The other alternative, using the ragged data structure is to have one big covariance matrix and then slice it when I assign group level distributions. But then how do I ensure that the off block diagonal elements are all zeros?
I am intrigued by the group-level random effect suggestion. You are thinking of something like \theta_{n,g} = t + \gamma\eta_g + \epsilon_{n}, so that cov(\theta_{n,g}, \theta_{m,g}) = \gamma var(\eta_g) and then \gamma determines the sign of the intra-group correlation? It could also be \gamma_g.
Try using a list structure for your covariance matrices instead of fixed sizes. This lets you define each group’s covariance dynamically. Also, consider using array types in your parameters block for more flexibility.
Hi Aida, thanks a lot for the suggestion. Do you have some reference code I could look at, as an example of what you are saying? A simple example will do.
Yes. Not pretty, but neither is packing things into an array and doing your own transforms. This is something where we really need ragged arrays.

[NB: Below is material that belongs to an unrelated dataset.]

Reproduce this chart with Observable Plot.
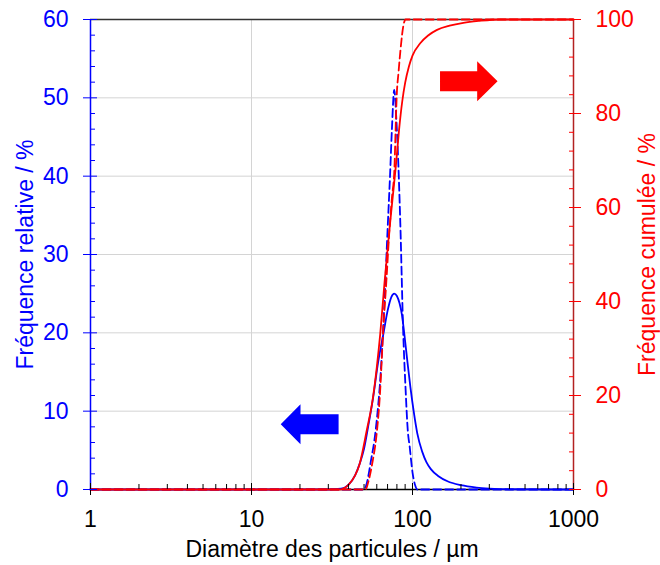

Not quite. The other alternative I was sketching is to declare a bunch of unconstrained parameters the total size of the Cholesky factors of all your matrices (each has n choose 2 parameters if it’s n x n). Then you need to manually slice out enough parameters per factor that you can transform them into an appropriate Cholesky factor for correlation (or covariance) matrices. That’s not so bad for covariance matrices, but it’s challenging for correlation matrices. That’s why I was suggesting looking at the ragged array chapter of the Stan User’s Guide:
Even then, you’re going to have to use something like a function that doesn’t have fixed sizes to process and then it’s tricky to assign other than to use directly. I wouldn’t recommend this approach other than as a last resort.
That’d work in R or Python, but I’m afraid we don’t have a list data structure in Stan. We have tuples, but those require size declarations and type declarations up front.